**STATED TASK**: Take the lines from the top down to and including the one with "const dotRows = [22.1,24.05,26.05];" and repeat them exactly. Omit images.

Begin GIVEN MATERIAL

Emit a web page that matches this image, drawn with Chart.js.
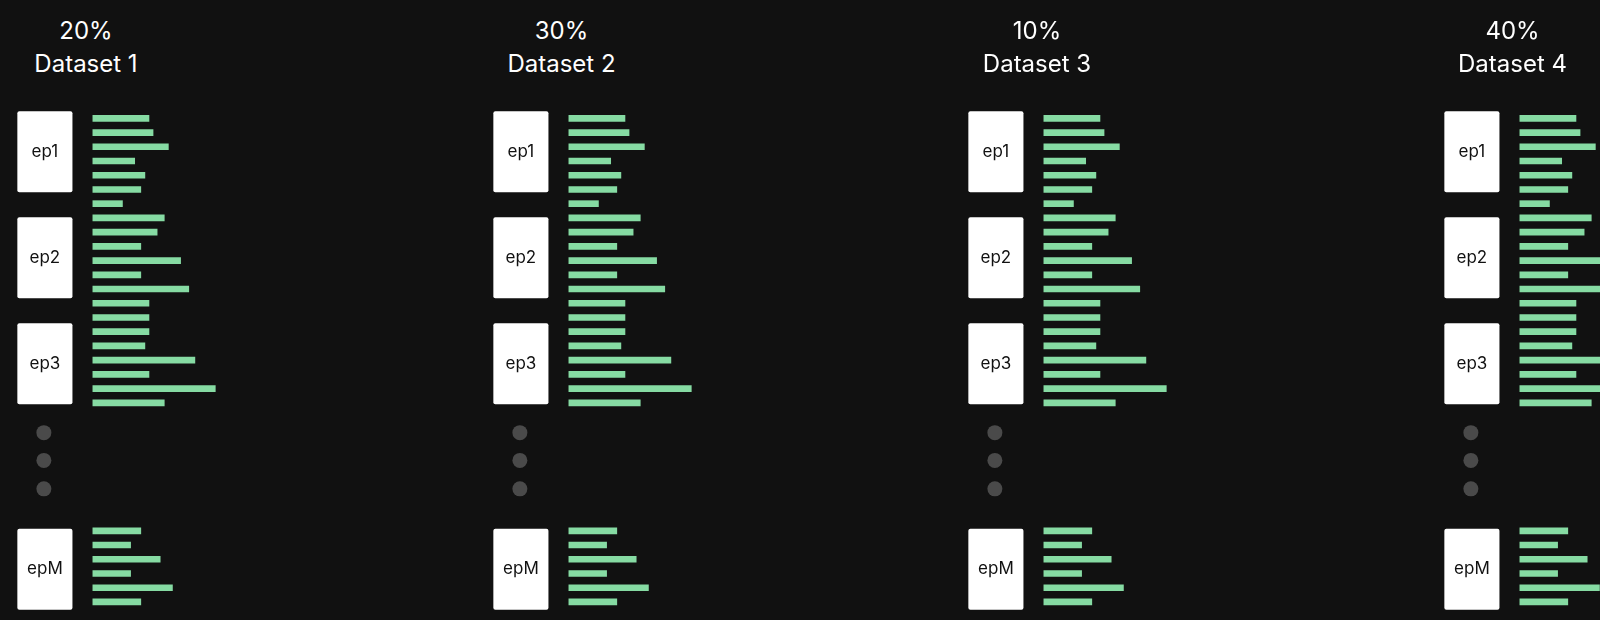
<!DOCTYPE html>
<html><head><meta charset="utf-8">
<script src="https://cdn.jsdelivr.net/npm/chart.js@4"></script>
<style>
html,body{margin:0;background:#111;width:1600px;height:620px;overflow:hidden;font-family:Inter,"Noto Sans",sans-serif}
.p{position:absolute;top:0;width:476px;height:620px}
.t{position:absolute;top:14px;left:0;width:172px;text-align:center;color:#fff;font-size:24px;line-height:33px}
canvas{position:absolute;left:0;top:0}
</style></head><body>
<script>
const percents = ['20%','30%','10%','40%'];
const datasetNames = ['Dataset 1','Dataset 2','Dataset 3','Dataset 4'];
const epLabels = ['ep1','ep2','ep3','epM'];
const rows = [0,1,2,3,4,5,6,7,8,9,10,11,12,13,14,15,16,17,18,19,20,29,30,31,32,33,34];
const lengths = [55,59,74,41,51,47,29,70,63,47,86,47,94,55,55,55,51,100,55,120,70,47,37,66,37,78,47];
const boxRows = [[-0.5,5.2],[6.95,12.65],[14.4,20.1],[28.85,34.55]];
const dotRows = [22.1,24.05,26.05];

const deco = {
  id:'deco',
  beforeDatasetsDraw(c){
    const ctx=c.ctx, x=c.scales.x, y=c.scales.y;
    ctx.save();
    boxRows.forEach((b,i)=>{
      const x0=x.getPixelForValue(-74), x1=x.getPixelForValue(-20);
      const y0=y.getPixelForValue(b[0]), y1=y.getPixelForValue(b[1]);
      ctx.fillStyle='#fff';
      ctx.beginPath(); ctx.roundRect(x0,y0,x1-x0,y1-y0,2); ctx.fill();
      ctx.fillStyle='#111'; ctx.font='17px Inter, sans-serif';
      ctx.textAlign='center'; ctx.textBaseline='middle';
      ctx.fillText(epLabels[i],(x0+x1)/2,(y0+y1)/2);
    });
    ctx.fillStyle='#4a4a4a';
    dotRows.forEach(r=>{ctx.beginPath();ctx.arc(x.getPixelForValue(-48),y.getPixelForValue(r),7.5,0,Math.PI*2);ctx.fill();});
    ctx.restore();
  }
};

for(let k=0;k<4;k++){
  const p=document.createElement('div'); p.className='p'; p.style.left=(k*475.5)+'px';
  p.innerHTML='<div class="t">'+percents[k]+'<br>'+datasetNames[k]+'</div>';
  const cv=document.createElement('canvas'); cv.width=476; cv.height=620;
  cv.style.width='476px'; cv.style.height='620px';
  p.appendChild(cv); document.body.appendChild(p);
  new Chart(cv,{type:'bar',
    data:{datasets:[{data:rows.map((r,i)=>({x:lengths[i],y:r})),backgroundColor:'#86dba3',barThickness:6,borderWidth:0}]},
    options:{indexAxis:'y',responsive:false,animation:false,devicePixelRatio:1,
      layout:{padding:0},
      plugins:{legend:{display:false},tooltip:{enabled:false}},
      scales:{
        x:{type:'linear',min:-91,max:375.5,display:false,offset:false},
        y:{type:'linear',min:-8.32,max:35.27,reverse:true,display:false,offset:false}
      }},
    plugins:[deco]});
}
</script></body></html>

End GIVEN MATERIAL

**WRITTEN RESPONSE**:
Emit a web page that matches this image, drawn with Chart.js.
<!DOCTYPE html>
<html><head><meta charset="utf-8">
<script src="https://cdn.jsdelivr.net/npm/chart.js@4"></script>
<style>
html,body{margin:0;background:#111;width:1600px;height:620px;overflow:hidden;font-family:Inter,"Noto Sans",sans-serif}
.p{position:absolute;top:0;width:476px;height:620px}
.t{position:absolute;top:14px;left:0;width:172px;text-align:center;color:#fff;font-size:24px;line-height:33px}
canvas{position:absolute;left:0;top:0}
</style></head><body>
<script>
const percents = ['20%','30%','10%','40%'];
const datasetNames = ['Dataset 1','Dataset 2','Dataset 3','Dataset 4'];
const epLabels = ['ep1','ep2','ep3','epM'];
const rows = [0,1,2,3,4,5,6,7,8,9,10,11,12,13,14,15,16,17,18,19,20,29,30,31,32,33,34];
const lengths = [55,59,74,41,51,47,29,70,63,47,86,47,94,55,55,55,51,100,55,120,70,47,37,66,37,78,47];
const boxRows = [[-0.5,5.2],[6.95,12.65],[14.4,20.1],[28.85,34.55]];
const dotRows = [22.1,24.05,26.05];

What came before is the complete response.